GIVEN EXERCISE – Extract only the first line of the listing and every line after it up to and including the one with "(pc) at (10,258)". Omit the pictures.

INPUT ROWS –
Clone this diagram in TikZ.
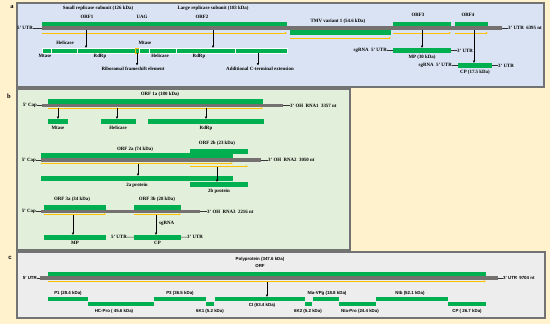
\documentclass[tikz,border=0pt]{standalone}
\usepackage{fontspec}
\setmainfont{Liberation Serif}
\setsansfont{Liberation Sans}
\usepackage{tikz}
\usetikzlibrary{arrows.meta,positioning}
\definecolor{cream}{HTML}{FFF2CC}
\definecolor{panelA}{HTML}{DAE3F3}
\definecolor{panelB}{HTML}{E2EFDA}
\definecolor{panelC}{HTML}{EDEDED}
\definecolor{vgreen}{HTML}{00B050}
\definecolor{ggray}{HTML}{767171}
\definecolor{orfyellow}{HTML}{FFC000}

\begin{document}
\begin{tikzpicture}[x=1pt, y=-1pt,
        panel/.style={draw=black!55, line width=1.2pt},
        gbar/.style={fill=vgreen, inner sep=0pt, outer sep=0pt, anchor=north west},
        seg/.style={gbar, draw=white, line width=0.4pt},
        gen/.style={fill=ggray, inner sep=0pt, outer sep=0pt, anchor=north west},
        wh/.style 2 args={minimum width=#1pt, minimum height=#2pt},
        orf/.style={draw=orfyellow, line width=0.8pt, -{Latex[length=2pt,width=2pt]}},
        arr/.style={-{Latex[length=2.5pt,width=2.5pt]}, line width=0.8pt},
        lead/.style={line width=0.5pt, black!80},
        lbl/.style={inner sep=0pt, font=\fontsize{4.9}{5.5}\selectfont\bfseries},
        lblc/.style={inner sep=0pt, font=\fontsize{4.4}{5}\selectfont\sffamily\bfseries},
        tag/.style={inner sep=0pt, font=\fontsize{6.5}{7}\selectfont\bfseries}]
        \useasboundingbox (0,0) rectangle (550,324);
        \fill[cream] (0,0) rectangle (550,324);
        \draw[panel, fill=panelA] (17,3) rectangle (544,87);
        \draw[panel, fill=panelB] (17,89) rectangle (350,250);
        \draw[panel, fill=panelC] (17,252) rectangle (545,318);
        \node[tag] (pa) at (12,7) {a};
        \node[tag] (pb) at (9,96) {b};
        \node[tag, font=\fontsize{6}{7}\selectfont\sffamily\bfseries] (pc) at (10,258) {c};

        % panel a
        \node[lbl] (small) at (98,8) {Small replicase subunit (126 kDa)};
        \node[lbl] (large) at (213,8) {Large replicase subunit (183 kDa)};
        \node[lbl] (orf1l) at (87,17) {ORF1};
        \node[lbl] (uag) at (142,17) {UAG};
        \node[lbl] (orf2l) at (202,17) {ORF2};
        \node[gen, wh={460}{4}] (gA) at (42,26) {};
        \node[gbar, wh={245}{4}] (orf12) at (42,22) {};
        \node[gbar, wh={101}{5}] (tmv) at (290,30) {};
        \node[lbl] (tmvl) at (338,21) {TMV variant 1 (54.6 kDa)};
        \node[gbar, wh={58}{4}] (orf3) at (393,22) {};
        \node[lbl] (orf3l) at (418,15) {ORF3};
        \node[gbar, wh={33}{4}] (orf4) at (455,22) {};
        \node[lbl] (orf4l) at (468,15) {ORF4};
        \draw[orf] ([yshift=-7pt]orf12.south west) -- ([yshift=-7pt]orf12.south east);
        \draw[orf] ([yshift=-3pt]tmv.south west) -- ([yshift=-3pt]tmv.south east);
        \draw[orf] ([yshift=-7pt]orf3.south west) -- ([yshift=-7pt]orf3.south east);
        \draw[orf] ([yshift=-7pt]orf4.south west) -- ([yshift=-7pt]orf4.south east);
        \node[lbl, anchor=east] (u5A) at (33,28) {5' UTR};
        \node[lbl, anchor=west] (u3A) at (508,28) {3' UTR\enspace 6395 nt};
        \draw[lead] (u5A) -- (gA.west);
        \draw[lead] (gA.east) -- (u3A);

        \node[seg, wh={9}{5}] (mtA1) at (42,48) {};
        \node[seg, wh={26}{5}, right=0pt of mtA1] (helA1) {};
        \node[seg, wh={58}{5}, right=0pt of helA1] (rdA1) {};
        \node[gbar, draw=orfyellow, line width=0.5pt, wh={4}{5}, right=0pt of rdA1] (fsA) {};
        \node[seg, wh={10}{5}, right=0pt of fsA] (mtA2) {};
        \node[seg, wh={27}{5}, right=0pt of mtA2] (helA2) {};
        \node[seg, wh={59}{5}, right=0pt of helA2] (rdA2) {};
        \node[seg, wh={52}{5}, right=0pt of rdA2] (extA) {};
        \node[lbl] (mtA1l) at (45,56) {Mtase};
        \node[lbl] (helA1l) at (65,43) {Helicase};
        \node[lbl] (rdA1l) at (100,56) {RdRp};
        \node[lbl] (mtA2l) at (145,43) {Mtase};
        \node[lbl] (helA2l) at (160,56) {Helicase};
        \node[lbl] (rdA2l) at (199,56) {RdRp};
        \node[lbl] (fsl) at (133,69) {Ribosomal frameshift element};
        \node[lbl] (extl) at (260,69) {Additional C-terminal extension};
        \coordinate (a1) at (86,30);
        \coordinate (a2) at (213,30);
        \coordinate (a4) at (258,53);
        \draw[arr] (a1) -- (a1 |- rdA1.north);
        \draw[arr] (a2) -- (a2 |- rdA2.north);
        \draw[arr, shorten >=1.5pt] (fsA.south) -- (fsA.south |- fsl.north);
        \draw[arr, shorten >=1.5pt] (a4) -- (a4 |- extl.north);

        \node[gbar, wh={58}{5}] (mpA) at (393,48) {};
        \node[lbl, anchor=east] (sgA1) at (387,50.5) {sgRNA\enspace 5' UTR};
        \node[lbl, anchor=west] (u3A1) at (457,50.5) {3' UTR};
        \node[lbl, below=1.8pt of mpA] (mpAl) {MP (30 kDa)};
        \draw[lead] (sgA1) -- (mpA.west);
        \draw[lead] (mpA.east) -- (u3A1);
        \node[gbar, wh={34}{5}] (cpA) at (458,63) {};
        \node[lbl, anchor=east] (sgA2) at (452,65.5) {sgRNA\enspace 5' UTR};
        \node[lbl, anchor=west] (u3A2) at (498,65.5) {3' UTR};
        \node[lbl, below=1.8pt of cpA] (cpAl) {CP (17.5 kDa)};
        \draw[lead] (sgA2) -- (cpA.west);
        \draw[lead] (cpA.east) -- (u3A2);
        \coordinate (a5) at (422,30);
        \coordinate (a6) at (474,30);
        \draw[arr] (a5) -- (a5 |- mpA.north);
        \draw[arr] (a6) -- (a6 |- cpA.north);

        % panel b, RNA1
        \node[gen, wh={241}{3}] (gB1) at (42,104) {};
        \node[gbar, wh={215}{5}] (orf1a) at (48,99) {};
        \node[lbl] (orf1al) at (160,94) {ORF 1a (180 kDa)};
        \draw[orf] ([yshift=-1.2pt]gB1.south west -| orf1a.west) -- ([yshift=-1.2pt]gB1.south west -| orf1a.east);
        \node[lbl, anchor=east] (capB1) at (37,105.5) {5' Cap};
        \node[lbl, anchor=west] (ohB1) at (290,105.5) {3' OH\enspace RNA1\enspace 3357 nt};
        \draw[lead] (capB1) -- (gB1.west);
        \draw[lead] (gB1.east) -- (ohB1);
        \node[gbar, wh={20}{5}] (mtB) at (48,119) {};
        \node[gbar, wh={35}{5}] (helB) at (101,119) {};
        \node[gbar, wh={116}{5}] (rdB) at (148,119) {};
        \node[lbl] (mtBl) at (58,128) {Mtase};
        \node[lbl] (helBl) at (118,128) {Helicase};
        \node[lbl] (rdBl) at (206,128) {RdRp};
        \foreach \x/\t in {58/mtB, 117/helB, 206/rdB}
          \draw[arr] (\x,108) -- (\x,108 |- \t.north);

        % panel b, RNA2
        \node[gen, wh={220}{4}] (gB2) at (41,158) {};
        \node[gbar, wh={192}{5}] (orf2a) at (41,153) {};
        \node[gbar, wh={58}{5}] (orf2b) at (190,149) {};
        \node[lbl] (orf2al) at (135,149) {ORF 2a (74 kDa)};
        \node[lbl] (orf2bl) at (217,143) {ORF 2b (23 kDa)};
        \draw[orf] ([yshift=-1.2pt]gB2.south west) -- ([yshift=-1.2pt]gB2.south west -| orf2a.east);
        \draw[orf] ([yshift=-4.2pt]gB2.south west -| orf2b.west) -- ([yshift=-4.2pt]gB2.south west -| orf2b.east);
        \node[lbl, anchor=east] (capB2) at (36,160) {5' Cap};
        \node[lbl, anchor=west] (ohB2) at (268,160) {3' OH\enspace RNA2\enspace 3050 nt};
        \draw[lead] (capB2) -- (gB2.west);
        \draw[lead] (gB2.east) -- (ohB2);
        \node[gbar, wh={192}{5}] (p2a) at (41,176) {};
        \node[gbar, wh={58}{4.5}] (p2b) at (190,182) {};
        \node[lbl, below=2pt of p2a] (p2al) {2a protein};
        \node[lbl, below=2pt of p2b] (p2bl) {2b protein};
        \coordinate (b1) at (138,163.5);
        \coordinate (b2) at (217,166.5);
        \draw[arr] (b1) -- (b1 |- p2a.north);
        \draw[arr] (b2) -- (b2 |- p2b.north);

        % panel b, RNA3
        \node[gen, wh={159}{3}] (gB3) at (41,210) {};
        \node[gbar, wh={62}{5}] (orf3a) at (44,205) {};
        \node[gbar, wh={47}{5}] (orf3b) at (134,205) {};
        \node[lbl] (orf3al) at (72,199) {ORF 3a (34 kDa)};
        \node[lbl] (orf3bl) at (157,199) {ORF 3b (28 kDa)};
        \draw[orf] ([yshift=-1.2pt]gB3.south west -| orf3a.west) -- ([yshift=-1.2pt]gB3.south west -| orf3a.east);
        \draw[orf] ([yshift=-1.2pt]gB3.south west -| orf3b.west) -- ([yshift=-1.2pt]gB3.south west -| orf3b.east);
        \node[lbl, anchor=east] (capB3) at (36,211.5) {5' Cap};
        \node[lbl, anchor=west] (ohB3) at (207,211.5) {3' OH\enspace RNA3\enspace 2216 nt};
        \draw[lead] (capB3) -- (gB3.west);
        \draw[lead] (gB3.east) -- (ohB3);
        \node[gbar, wh={62}{4.5}] (mpB) at (44,235) {};
        \node[gbar, wh={47}{4.5}] (cpB) at (134,235) {};
        \node[lbl, below=2pt of mpB] (mpBl) {MP};
        \node[lbl, below=2pt of cpB] (cpBl) {CP};
        \node[lbl, anchor=east] (u5B) at (127,237) {5' UTR};
        \node[lbl, anchor=west] (u3B) at (187,237) {3' UTR};
        \draw[lead] (u5B) -- (cpB.west);
        \draw[lead] (cpB.east) -- (u3B);
        \coordinate (b3) at (73,214.5);
        \coordinate (b4) at (156,214.5);
        \draw[arr] (b3) -- (b3 |- mpB.north);
        \draw[arr] (b4) -- (b4 |- cpB.north);
        \node[lbl, anchor=west] (sgB) at (159,223) {sgRNA};

        % panel c
        \node[lblc] (polyl) at (260,259) {Polyprotein (347.6 kDa)};
        \node[lblc] (orfcl) at (260,265.5) {ORF};
        \node[gen, wh={458}{4}] (gC) at (40,276) {};
        \node[gbar, wh={438}{4}] (poly) at (48,272) {};
        \draw[orf] ([yshift=-1.2pt]gC.south west -| poly.west) -- ([yshift=-1.2pt]gC.south west -| poly.east);
        \node[lblc, anchor=east] (u5C) at (37,278) {5' UTR};
        \node[lblc, anchor=west] (u3C) at (503,278) {3' UTR\enspace 9704 nt};
        \draw[lead] (u5C) -- (gC.west);
        \draw[lead] (gC.east) -- (u3C);
        \node[gbar, wh={40}{4}] (p1) at (48,297) {};
        \node[gbar, wh={66}{4}] (hcpro) at (88,302) {};
        \node[gbar, wh={52}{4}] (p3) at (154,297) {};
        \node[gbar, wh={8}{4}] (k1) at (206,302) {};
        \node[gbar, wh={90}{4}] (ci) at (215,297) {};
        \node[gbar, wh={7}{4}] (k2) at (305,302) {};
        \node[gbar, wh={26}{4}] (vpg) at (313,297) {};
        \node[gbar, wh={37}{4}] (nia) at (339,302) {};
        \node[gbar, wh={72}{4}] (nib) at (376,297) {};
        \node[gbar, wh={38}{4}] (cpC) at (448,302) {};
        \node[lblc] (p1l) at (68,293) {P1 (28.4 kDa)};
        \node[lblc] (hcprol) at (114,311) {HC-Pro ( 45.6 kDa)};
        \node[lblc] (p3l) at (180,293) {P3 (36.5 kDa)};
        \node[lblc] (k1l) at (210,311) {6K1 (5.2 kDa)};
        \node[lblc] (cil) at (262,305) {CI (63.4 kDa)};
        \node[lblc] (k2l) at (308,311) {6K2 (5.2 kDa)};
        \node[lblc] (vpgl) at (327,293) {NIa-VPg (18.8 kDa)};
        \node[lblc] (nial) at (360,311) {NIa-Pro (24.4 kDa)};
        \node[lblc] (nibl) at (410,293) {NIb (52.1 kDa)};
        \node[lblc] (cpCl) at (467,311) {CP ( 26.7 kDa)};
        \coordinate (c1) at (267,282);
        \draw[arr] (c1) -- (c1 |- ci.north);
\end{tikzpicture}
\end{document}
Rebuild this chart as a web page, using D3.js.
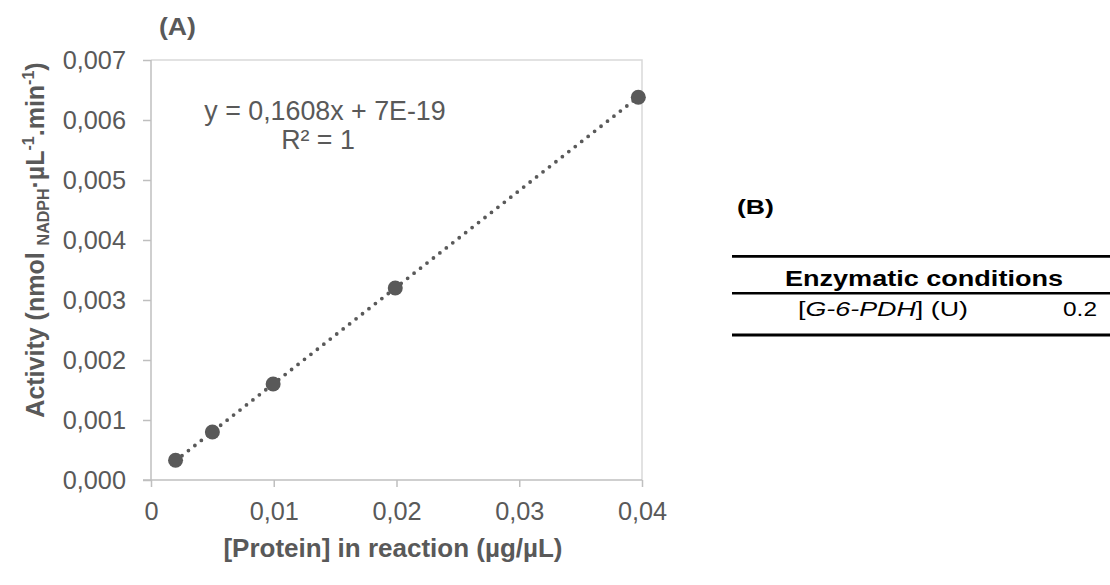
<!DOCTYPE html>
<html>
<head>
<meta charset="utf-8">
<script src="https://cdn.jsdelivr.net/npm/d3@7/dist/d3.min.js"></script>
<style>
  html, body { margin: 0; padding: 0; background: #fff; }
  svg { display: block; font-family: Arial, "Liberation Sans", sans-serif; }
</style>
</head>
<body>
<svg id="chart" width="1110" height="585"></svg>
<script>
// Protein concentration (µg/µL) and measured activity
const protein = [0.002, 0.005, 0.00995, 0.0199, 0.0397];
const activity = [0.00033, 0.0008, 0.0016, 0.0032, 0.00638];

// Linear fit shown on the chart
const fitSlope = 0.1608;
const fitIntercept = 7e-19;
const fitLabels = ["y = 0,1608x + 7E-19", "R² = 1"];

// Axis ticks
const xTicks = [0, 0.01, 0.02, 0.03, 0.04];
const xTickLabels = ["0", "0,01", "0,02", "0,03", "0,04"];
const yTicks = [0, 0.001, 0.002, 0.003, 0.004, 0.005, 0.006, 0.007];
const yTickLabels = ["0,000", "0,001", "0,002", "0,003", "0,004", "0,005", "0,006", "0,007"];

// Table (B)
const tableHeader = "Enzymatic conditions";
const tableRowValue = "0.2";

const svg = d3.select("#chart");
const textCol = "#595959";
const markCol = "#595959";
const axisCol = "#BFBFBF";
const tickFont = 25.3;

const x = d3.scaleLinear().domain([0, 0.04]).range([151, 642]);
const y = d3.scaleLinear().domain([0, 0.007]).range([480, 60]);

// Plot area frame (top and right edges)
svg.append("path")
  .attr("d", `M${x(0)},${y(0.007)}H${x(0.04)}V${y(0)}`)
  .attr("fill", "none").attr("stroke", "#D9D9D9").attr("stroke-width", 1.5);

// Y axis
const yAxis = d3.axisLeft(y).tickValues(yTicks).tickSize(8)
  .tickFormat((d, i) => yTickLabels[i]).tickPadding(17);
const gy = svg.append("g").attr("transform", `translate(${x(0)},0)`).call(yAxis);
gy.select(".domain").attr("stroke", axisCol).attr("stroke-width", 1.5).attr("d", `M0,${y(0.007)}V${y(0)}`);
gy.selectAll(".tick line").attr("stroke", axisCol).attr("stroke-width", 1.5);
gy.selectAll(".tick text").attr("fill", textCol).attr("font-size", tickFont)
  .attr("font-family", "Arial, 'Liberation Sans', sans-serif");

// X axis
const xAxis = d3.axisBottom(x).tickValues(xTicks).tickSize(7)
  .tickFormat((d, i) => xTickLabels[i]).tickPadding(15);
const gx = svg.append("g").attr("transform", `translate(0,${y(0)})`).call(xAxis);
gx.select(".domain").attr("stroke", axisCol).attr("stroke-width", 1.5).attr("d", `M${x(0) - 8},0H${x(0.04)}`);
gx.selectAll(".tick line").attr("stroke", axisCol).attr("stroke-width", 1.5);
gx.selectAll(".tick text").attr("fill", textCol).attr("font-size", tickFont)
  .attr("font-family", "Arial, 'Liberation Sans', sans-serif");

// Dotted trendline over the data range
const xMin = d3.min(protein), xMax = d3.max(protein);
svg.append("line")
  .attr("x1", x(xMin)).attr("y1", y(fitSlope * xMin + fitIntercept))
  .attr("x2", x(xMax)).attr("y2", y(fitSlope * xMax + fitIntercept))
  .attr("stroke", markCol).attr("stroke-width", 3.8)
  .attr("stroke-linecap", "round").attr("stroke-dasharray", "0 8.2");

// Data points
svg.append("g").selectAll("circle")
  .data(protein.map((p, i) => [p, activity[i]]))
  .join("circle")
  .attr("cx", d => x(d[0])).attr("cy", d => y(d[1]))
  .attr("r", 7.5).attr("fill", markCol);

// Fit equation
svg.append("text").attr("x", 325).attr("y", 120).attr("text-anchor", "middle")
  .attr("fill", textCol).attr("font-size", 26.8).text(fitLabels[0]);
svg.append("text").attr("x", 318).attr("y", 149).attr("text-anchor", "middle")
  .attr("fill", textCol).attr("font-size", 26.8).text(fitLabels[1]);

// Panel label (A)
svg.append("text").attr("x", 159).attr("y", 35).attr("fill", textCol)
  .attr("font-size", 23).attr("font-weight", "bold")
  .attr("textLength", 37).attr("lengthAdjust", "spacingAndGlyphs").text("(A)");

// X axis title
svg.append("text").attr("x", 393).attr("y", 557).attr("text-anchor", "middle")
  .attr("fill", textCol).attr("font-size", 26).attr("font-weight", "bold")
  .text("[Protein] in reaction (µg/µL)");

// Y axis title with sub/superscripts
const yt = svg.append("text")
  .attr("transform", "translate(44,240) rotate(-90)")
  .attr("text-anchor", "middle").attr("fill", textCol)
  .attr("font-size", 25).attr("font-weight", "bold");
yt.append("tspan").text("Activity (nmol ");
yt.append("tspan").attr("font-size", 16).attr("dy", 5).text("NADPH");
yt.append("tspan").attr("dy", -5).text("·µL");
yt.append("tspan").attr("font-size", 16).attr("dy", -10).text("-1");
yt.append("tspan").attr("dy", 10).text(".min");
yt.append("tspan").attr("font-size", 16).attr("dy", -10).text("-1");
yt.append("tspan").attr("dy", 10).text(")");

// Panel (B): conditions table
svg.append("text").attr("x", 737).attr("y", 214).attr("fill", "#000")
  .attr("font-size", 21).attr("font-weight", "bold")
  .attr("textLength", 37).attr("lengthAdjust", "spacingAndGlyphs").text("(B)");

const rules = [[256.3, 2.8], [293.3, 2.6], [335, 2.8]];
svg.append("g").selectAll("line").data(rules).join("line")
  .attr("x1", 732).attr("x2", 1110)
  .attr("y1", d => d[0]).attr("y2", d => d[0])
  .attr("stroke", "#000").attr("stroke-width", d => d[1]);

svg.append("text").attr("x", 785).attr("y", 286).attr("fill", "#000")
  .attr("font-size", 22).attr("font-weight", "bold")
  .attr("textLength", 278).attr("lengthAdjust", "spacingAndGlyphs").text(tableHeader);

const row = svg.append("text").attr("x", 798).attr("y", 316).attr("fill", "#000")
  .attr("font-size", 21).attr("textLength", 170).attr("lengthAdjust", "spacingAndGlyphs");
row.append("tspan").text("[");
row.append("tspan").attr("font-style", "italic").text("G-6-PDH");
row.append("tspan").text("] (U)");

svg.append("text").attr("x", 1063).attr("y", 316).attr("fill", "#000")
  .attr("font-size", 21).attr("textLength", 34).attr("lengthAdjust", "spacingAndGlyphs")
  .text(tableRowValue);
</script>
</body>
</html>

SOLVED EXERCISE –
Clone this diagram in TikZ.
\documentclass[tikz,border=0pt]{standalone}
\usepackage{fontspec}
\setmainfont{Liberation Serif}
\setsansfont{Liberation Sans}
\usepackage{tikz}
\usetikzlibrary{arrows.meta,positioning}
\definecolor{cream}{HTML}{FFF2CC}
\definecolor{panelA}{HTML}{DAE3F3}
\definecolor{panelB}{HTML}{E2EFDA}
\definecolor{panelC}{HTML}{EDEDED}
\definecolor{vgreen}{HTML}{00B050}
\definecolor{ggray}{HTML}{767171}
\definecolor{orfyellow}{HTML}{FFC000}

\begin{document}
\begin{tikzpicture}[x=1pt, y=-1pt,
        panel/.style={draw=black!55, line width=1.2pt},
        gbar/.style={fill=vgreen, inner sep=0pt, outer sep=0pt, anchor=north west},
        seg/.style={gbar, draw=white, line width=0.4pt},
        gen/.style={fill=ggray, inner sep=0pt, outer sep=0pt, anchor=north west},
        wh/.style 2 args={minimum width=#1pt, minimum height=#2pt},
        orf/.style={draw=orfyellow, line width=0.8pt, -{Latex[length=2pt,width=2pt]}},
        arr/.style={-{Latex[length=2.5pt,width=2.5pt]}, line width=0.8pt},
        lead/.style={line width=0.5pt, black!80},
        lbl/.style={inner sep=0pt, font=\fontsize{4.9}{5.5}\selectfont\bfseries},
        lblc/.style={inner sep=0pt, font=\fontsize{4.4}{5}\selectfont\sffamily\bfseries},
        tag/.style={inner sep=0pt, font=\fontsize{6.5}{7}\selectfont\bfseries}]
        \useasboundingbox (0,0) rectangle (550,324);
        \fill[cream] (0,0) rectangle (550,324);
        \draw[panel, fill=panelA] (17,3) rectangle (544,87);
        \draw[panel, fill=panelB] (17,89) rectangle (350,250);
        \draw[panel, fill=panelC] (17,252) rectangle (545,318);
        \node[tag] (pa) at (12,7) {a};
        \node[tag] (pb) at (9,96) {b};
        \node[tag, font=\fontsize{6}{7}\selectfont\sffamily\bfseries] (pc) at (10,258) {c};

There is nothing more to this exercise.